In a particularly stinging critique, Scharff reviews Ihde’s distinctions between microperception and macroperception, and between what he has called Body 1 and Body 2. With these ideas Ihde functionally separates his analyses of bodily relations with technology (microperception/Body 1) from the larger cultural aspects of those relations (macroperception/Body 2), while always maintaining the two are actually inseparable. On this Scharff writes, “I want to ask, ‘from what sort of perspective does he make the distinction between perceptual ‘embodiment’ and cultural ‘context,’ put their discussions in separate chapters, and often discuss one without reference to the other?’ (2006, 137). I do think this is a strong criticism since such separations could unfortunately contribute to further relegating issues of gender, culture, class, and race to a separate conversation from those conventionally taken to be of central philosophical standing. One potential response Ihde might give is to point to the practical case studies that make significant use of these ideas, such as Cathrine Hasse and Anette Forss’s empirical work (e.g., Hasse 2008, 2015; Forss 2012).
In addition to postphenomenology, Scharff calls out Andrew Feenberg’s critical theory and Larry Hickman’s pragmatism specifically, and the accounts of the “empirical turn” more generally, i.e., that interpretation of the field of philosophy of technology developed by Hans Achterhuis and others that sees an increase in focus on concrete issues and a decrease on generalized and foundational accounts, most notably in the work of Borgmann, Haraway, Feenberg, Dreyfus, Winner, and Ihde (Feenberg 1999; Hickman 2007; Achterhuis 2001).
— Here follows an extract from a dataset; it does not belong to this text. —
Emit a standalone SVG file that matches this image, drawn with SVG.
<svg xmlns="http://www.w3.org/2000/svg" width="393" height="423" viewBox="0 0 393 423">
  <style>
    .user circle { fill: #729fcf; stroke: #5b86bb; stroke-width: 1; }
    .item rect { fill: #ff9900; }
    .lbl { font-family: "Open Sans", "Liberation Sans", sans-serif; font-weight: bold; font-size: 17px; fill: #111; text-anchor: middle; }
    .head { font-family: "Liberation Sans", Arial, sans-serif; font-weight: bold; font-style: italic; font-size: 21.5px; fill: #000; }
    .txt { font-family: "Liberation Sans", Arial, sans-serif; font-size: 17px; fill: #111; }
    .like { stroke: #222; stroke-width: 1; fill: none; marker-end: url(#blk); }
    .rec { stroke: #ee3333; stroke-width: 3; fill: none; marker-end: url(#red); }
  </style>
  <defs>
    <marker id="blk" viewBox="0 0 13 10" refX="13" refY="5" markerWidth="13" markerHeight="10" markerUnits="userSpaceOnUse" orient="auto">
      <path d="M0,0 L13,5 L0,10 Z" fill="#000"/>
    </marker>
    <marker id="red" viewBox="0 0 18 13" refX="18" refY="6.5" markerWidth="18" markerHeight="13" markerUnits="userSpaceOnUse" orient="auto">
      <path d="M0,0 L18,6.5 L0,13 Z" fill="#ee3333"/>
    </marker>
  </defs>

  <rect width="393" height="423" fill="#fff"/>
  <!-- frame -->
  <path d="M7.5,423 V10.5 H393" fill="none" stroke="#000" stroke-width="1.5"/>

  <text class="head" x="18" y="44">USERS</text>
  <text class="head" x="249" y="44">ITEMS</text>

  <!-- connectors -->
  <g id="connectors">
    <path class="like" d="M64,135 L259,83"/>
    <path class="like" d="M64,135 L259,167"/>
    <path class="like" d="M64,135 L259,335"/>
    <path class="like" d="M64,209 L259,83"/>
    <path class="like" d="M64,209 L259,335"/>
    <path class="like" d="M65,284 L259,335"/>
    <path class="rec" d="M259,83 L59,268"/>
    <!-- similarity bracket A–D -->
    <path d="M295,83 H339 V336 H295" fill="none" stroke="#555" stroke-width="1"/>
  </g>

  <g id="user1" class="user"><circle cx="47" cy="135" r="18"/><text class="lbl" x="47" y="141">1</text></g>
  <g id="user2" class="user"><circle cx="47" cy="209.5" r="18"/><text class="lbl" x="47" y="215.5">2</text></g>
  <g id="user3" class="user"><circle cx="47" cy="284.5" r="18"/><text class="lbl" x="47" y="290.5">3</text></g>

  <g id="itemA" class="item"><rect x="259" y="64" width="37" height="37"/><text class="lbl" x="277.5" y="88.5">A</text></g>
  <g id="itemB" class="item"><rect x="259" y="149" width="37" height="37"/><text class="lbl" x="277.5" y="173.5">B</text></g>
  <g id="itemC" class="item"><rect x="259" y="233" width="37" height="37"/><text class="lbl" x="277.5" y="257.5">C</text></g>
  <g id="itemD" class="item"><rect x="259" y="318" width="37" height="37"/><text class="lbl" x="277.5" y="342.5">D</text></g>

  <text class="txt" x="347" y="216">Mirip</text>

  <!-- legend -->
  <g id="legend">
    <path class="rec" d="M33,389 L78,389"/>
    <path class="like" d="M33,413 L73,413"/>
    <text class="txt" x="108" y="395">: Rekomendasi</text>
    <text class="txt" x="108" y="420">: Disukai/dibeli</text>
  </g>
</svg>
In a sister paper to this one, I develop the method of “variational cross-examination” in which a postphenomenological investigation, after first brainstorming stabilities through variational analysis, should then critically contrast those stabilities with one another (Rosenberger 2014). This method of variational cross-examination thus rings in tune with Prescription 1. In that paper I flesh this out through an example of the positive use of multistability, exploring the case of subway and park benches, which in addition to the dominant bench stability, are also used by the homeless as makeshift beds.
In a related discussion, Ihde explores the example of rotated cubes (1986, 103).
To continue our reply to Thomson’s suggestion that “technology” is a category that must be defined ahead of time if we are to do a phenomenology of technology, we can appeal to the Haraway quote here. The category of “technology” could be added to Haraway’s list of local abstractions that should never be mistaken for preexisting essences, nor ever mistaken for providing a preexisting foundation. Verbeek’s postphenomenological conviction that subjects and the world are things that are co-shaped though technological mediation is resonant with Haraway’s insights on this point.
For example, reflecting on a Heidegger-style passage in Hubert Dreyfus’s work, Scharff writes, “I think Dreyfus wants it to be heard with a Heideggerian ear, as describing how technoscience for the most part already tends to ‘occur,’ to ‘give’ reality to us—that is, to essentialize” (2010, 111).
Diane Michelfelder makes exactly this argument in an interestingly counterintuitive way, claiming that while social media websites fit Borgmann’s device paradigm, massive multiplayer internet games challenge the paradigm and can offer meaningful experiences that challenge the device paradigm (2012).